### PROBLEM TO WORK ON
Leave the pictures out and retype the lines from the beginning through the line with "W, H = 508, 706", both ends included.

### GIVEN INFORMATION
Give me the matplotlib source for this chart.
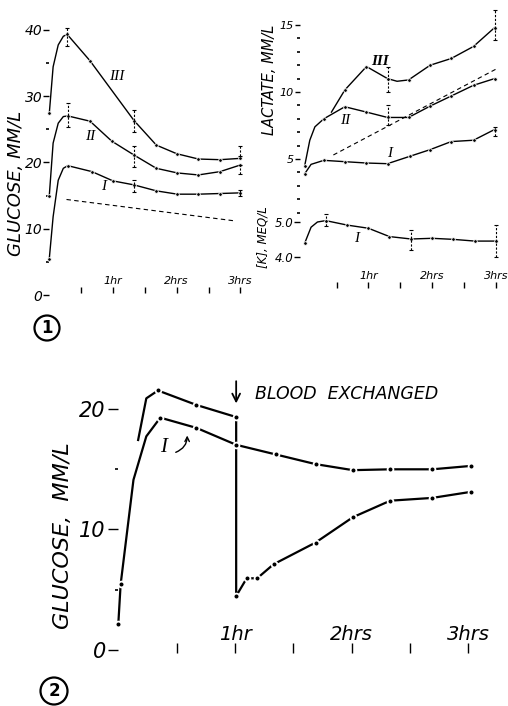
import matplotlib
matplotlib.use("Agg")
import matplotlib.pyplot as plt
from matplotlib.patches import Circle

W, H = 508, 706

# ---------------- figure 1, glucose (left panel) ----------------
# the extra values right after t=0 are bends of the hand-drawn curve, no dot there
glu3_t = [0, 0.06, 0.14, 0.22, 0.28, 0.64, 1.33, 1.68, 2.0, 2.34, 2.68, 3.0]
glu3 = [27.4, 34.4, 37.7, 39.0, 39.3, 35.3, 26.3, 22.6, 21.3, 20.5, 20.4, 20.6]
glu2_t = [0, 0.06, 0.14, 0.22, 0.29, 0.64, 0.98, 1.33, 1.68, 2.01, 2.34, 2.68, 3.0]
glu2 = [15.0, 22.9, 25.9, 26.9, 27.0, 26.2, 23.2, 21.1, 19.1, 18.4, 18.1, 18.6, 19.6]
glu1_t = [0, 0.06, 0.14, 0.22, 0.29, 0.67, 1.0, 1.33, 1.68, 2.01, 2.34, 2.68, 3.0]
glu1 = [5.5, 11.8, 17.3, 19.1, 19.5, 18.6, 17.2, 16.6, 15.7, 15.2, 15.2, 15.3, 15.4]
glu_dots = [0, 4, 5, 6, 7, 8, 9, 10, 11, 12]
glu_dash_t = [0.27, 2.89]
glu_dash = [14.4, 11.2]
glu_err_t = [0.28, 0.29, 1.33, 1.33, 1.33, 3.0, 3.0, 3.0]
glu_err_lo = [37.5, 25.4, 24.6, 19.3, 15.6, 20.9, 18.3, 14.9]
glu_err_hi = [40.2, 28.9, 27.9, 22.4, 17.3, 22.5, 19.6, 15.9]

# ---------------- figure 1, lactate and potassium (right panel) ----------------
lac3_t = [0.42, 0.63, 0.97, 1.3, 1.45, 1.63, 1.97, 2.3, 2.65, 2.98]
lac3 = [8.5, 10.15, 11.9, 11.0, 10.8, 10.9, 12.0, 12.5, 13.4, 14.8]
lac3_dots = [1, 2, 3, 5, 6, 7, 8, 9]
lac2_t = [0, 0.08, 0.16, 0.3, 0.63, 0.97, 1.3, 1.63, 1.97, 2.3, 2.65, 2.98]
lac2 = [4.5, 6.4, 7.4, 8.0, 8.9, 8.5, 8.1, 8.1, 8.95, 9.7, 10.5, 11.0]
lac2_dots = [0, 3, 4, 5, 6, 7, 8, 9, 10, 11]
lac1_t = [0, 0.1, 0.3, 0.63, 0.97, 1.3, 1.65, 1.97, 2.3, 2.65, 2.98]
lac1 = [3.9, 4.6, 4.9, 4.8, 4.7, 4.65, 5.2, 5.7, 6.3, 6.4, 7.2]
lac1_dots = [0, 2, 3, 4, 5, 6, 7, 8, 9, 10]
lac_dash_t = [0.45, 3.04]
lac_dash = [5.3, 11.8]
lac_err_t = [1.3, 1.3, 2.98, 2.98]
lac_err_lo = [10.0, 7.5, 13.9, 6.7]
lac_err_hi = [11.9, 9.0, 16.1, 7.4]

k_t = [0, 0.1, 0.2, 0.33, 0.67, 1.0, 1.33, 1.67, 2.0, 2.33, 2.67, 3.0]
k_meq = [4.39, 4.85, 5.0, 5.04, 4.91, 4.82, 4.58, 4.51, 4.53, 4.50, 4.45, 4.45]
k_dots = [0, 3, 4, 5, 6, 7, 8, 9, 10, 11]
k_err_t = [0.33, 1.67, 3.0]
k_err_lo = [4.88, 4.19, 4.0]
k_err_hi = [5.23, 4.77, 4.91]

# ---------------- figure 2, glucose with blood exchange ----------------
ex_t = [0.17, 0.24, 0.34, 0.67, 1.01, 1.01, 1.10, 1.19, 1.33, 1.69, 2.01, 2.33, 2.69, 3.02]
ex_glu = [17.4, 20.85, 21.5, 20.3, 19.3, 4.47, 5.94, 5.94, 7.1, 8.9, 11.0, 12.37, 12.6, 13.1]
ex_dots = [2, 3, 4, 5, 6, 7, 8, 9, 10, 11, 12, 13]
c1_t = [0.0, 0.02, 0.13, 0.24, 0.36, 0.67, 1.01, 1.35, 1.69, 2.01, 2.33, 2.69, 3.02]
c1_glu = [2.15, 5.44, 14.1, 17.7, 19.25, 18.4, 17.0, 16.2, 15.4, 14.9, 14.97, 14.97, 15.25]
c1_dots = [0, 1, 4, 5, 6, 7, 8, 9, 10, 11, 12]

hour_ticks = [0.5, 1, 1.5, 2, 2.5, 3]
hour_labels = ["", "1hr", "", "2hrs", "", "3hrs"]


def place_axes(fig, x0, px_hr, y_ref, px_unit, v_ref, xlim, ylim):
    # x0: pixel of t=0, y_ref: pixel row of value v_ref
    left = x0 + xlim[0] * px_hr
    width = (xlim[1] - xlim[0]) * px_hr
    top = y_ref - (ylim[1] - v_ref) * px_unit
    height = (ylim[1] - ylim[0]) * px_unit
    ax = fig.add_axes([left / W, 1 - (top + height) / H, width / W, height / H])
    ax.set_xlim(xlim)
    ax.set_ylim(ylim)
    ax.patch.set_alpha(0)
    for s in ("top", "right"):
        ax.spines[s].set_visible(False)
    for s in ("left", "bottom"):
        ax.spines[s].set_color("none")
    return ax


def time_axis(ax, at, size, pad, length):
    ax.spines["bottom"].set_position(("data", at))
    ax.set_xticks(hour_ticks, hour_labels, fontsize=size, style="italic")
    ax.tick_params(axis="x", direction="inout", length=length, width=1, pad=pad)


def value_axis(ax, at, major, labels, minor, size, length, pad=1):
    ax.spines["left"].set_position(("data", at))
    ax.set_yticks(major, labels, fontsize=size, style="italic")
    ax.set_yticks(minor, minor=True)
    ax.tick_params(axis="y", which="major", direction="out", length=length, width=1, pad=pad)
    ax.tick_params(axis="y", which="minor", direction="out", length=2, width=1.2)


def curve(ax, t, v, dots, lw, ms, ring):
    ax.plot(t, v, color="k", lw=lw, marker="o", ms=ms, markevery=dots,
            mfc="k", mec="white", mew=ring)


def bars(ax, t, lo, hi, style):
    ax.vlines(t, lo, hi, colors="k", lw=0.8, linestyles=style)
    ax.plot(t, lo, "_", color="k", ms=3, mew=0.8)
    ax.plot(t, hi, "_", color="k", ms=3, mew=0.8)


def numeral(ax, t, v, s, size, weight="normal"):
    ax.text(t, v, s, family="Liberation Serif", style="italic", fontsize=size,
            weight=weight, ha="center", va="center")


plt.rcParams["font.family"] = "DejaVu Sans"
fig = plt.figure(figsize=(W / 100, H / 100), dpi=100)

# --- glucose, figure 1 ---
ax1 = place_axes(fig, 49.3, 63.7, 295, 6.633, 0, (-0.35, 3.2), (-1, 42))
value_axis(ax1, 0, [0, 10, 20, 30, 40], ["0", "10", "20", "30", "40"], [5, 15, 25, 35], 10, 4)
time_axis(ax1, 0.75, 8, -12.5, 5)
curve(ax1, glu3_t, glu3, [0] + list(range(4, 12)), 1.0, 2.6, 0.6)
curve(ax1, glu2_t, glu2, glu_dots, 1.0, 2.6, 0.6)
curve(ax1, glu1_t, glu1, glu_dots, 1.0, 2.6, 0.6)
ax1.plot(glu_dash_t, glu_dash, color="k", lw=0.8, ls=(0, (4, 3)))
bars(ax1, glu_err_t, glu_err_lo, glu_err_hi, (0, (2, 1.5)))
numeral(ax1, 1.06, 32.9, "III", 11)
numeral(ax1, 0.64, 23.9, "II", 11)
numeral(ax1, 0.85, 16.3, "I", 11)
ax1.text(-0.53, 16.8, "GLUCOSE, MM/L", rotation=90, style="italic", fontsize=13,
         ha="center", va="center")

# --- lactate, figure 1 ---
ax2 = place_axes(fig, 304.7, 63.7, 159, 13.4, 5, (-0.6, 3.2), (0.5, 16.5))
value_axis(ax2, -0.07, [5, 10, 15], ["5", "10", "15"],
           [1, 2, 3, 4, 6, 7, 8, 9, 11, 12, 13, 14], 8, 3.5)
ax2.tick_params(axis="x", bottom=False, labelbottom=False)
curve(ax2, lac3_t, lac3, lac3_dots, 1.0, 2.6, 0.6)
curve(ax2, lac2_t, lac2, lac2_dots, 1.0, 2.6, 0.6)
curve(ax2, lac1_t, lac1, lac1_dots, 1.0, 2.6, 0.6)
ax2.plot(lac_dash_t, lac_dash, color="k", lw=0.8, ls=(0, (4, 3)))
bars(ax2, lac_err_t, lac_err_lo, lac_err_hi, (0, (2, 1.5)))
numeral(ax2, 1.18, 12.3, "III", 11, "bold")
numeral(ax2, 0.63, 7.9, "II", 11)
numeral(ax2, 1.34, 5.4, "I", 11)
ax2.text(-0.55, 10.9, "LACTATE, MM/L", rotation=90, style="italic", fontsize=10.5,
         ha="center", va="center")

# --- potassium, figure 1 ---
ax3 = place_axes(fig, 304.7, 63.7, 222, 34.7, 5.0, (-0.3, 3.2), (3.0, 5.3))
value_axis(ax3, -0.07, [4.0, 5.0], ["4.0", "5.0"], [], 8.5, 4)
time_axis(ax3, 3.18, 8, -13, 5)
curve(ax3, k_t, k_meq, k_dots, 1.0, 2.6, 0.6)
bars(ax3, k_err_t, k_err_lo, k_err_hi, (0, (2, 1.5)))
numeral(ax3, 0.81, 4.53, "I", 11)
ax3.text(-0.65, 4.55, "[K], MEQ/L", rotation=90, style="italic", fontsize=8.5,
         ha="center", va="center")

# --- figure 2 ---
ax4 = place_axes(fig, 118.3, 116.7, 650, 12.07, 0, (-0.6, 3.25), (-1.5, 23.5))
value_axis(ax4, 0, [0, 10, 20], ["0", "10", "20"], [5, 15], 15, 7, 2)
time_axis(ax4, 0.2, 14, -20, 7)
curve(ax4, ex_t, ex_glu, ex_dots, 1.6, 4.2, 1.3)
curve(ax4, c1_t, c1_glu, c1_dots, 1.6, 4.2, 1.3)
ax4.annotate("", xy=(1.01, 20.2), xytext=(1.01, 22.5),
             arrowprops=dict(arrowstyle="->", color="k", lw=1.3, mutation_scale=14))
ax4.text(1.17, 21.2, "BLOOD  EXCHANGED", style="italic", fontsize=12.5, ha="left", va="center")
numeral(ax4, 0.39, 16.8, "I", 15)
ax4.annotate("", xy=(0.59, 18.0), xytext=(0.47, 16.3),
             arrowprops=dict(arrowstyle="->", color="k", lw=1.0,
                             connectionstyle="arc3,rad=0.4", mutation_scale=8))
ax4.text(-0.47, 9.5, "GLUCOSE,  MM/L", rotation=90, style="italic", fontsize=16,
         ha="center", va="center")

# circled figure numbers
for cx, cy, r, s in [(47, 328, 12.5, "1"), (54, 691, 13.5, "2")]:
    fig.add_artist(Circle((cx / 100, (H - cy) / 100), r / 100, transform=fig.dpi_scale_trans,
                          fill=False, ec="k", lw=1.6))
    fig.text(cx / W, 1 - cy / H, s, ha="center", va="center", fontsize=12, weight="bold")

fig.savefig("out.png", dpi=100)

### ANSWER TO THE EXERCISE
Give me the matplotlib source for this chart.
import matplotlib
matplotlib.use("Agg")
import matplotlib.pyplot as plt
from matplotlib.patches import Circle

W, H = 508, 706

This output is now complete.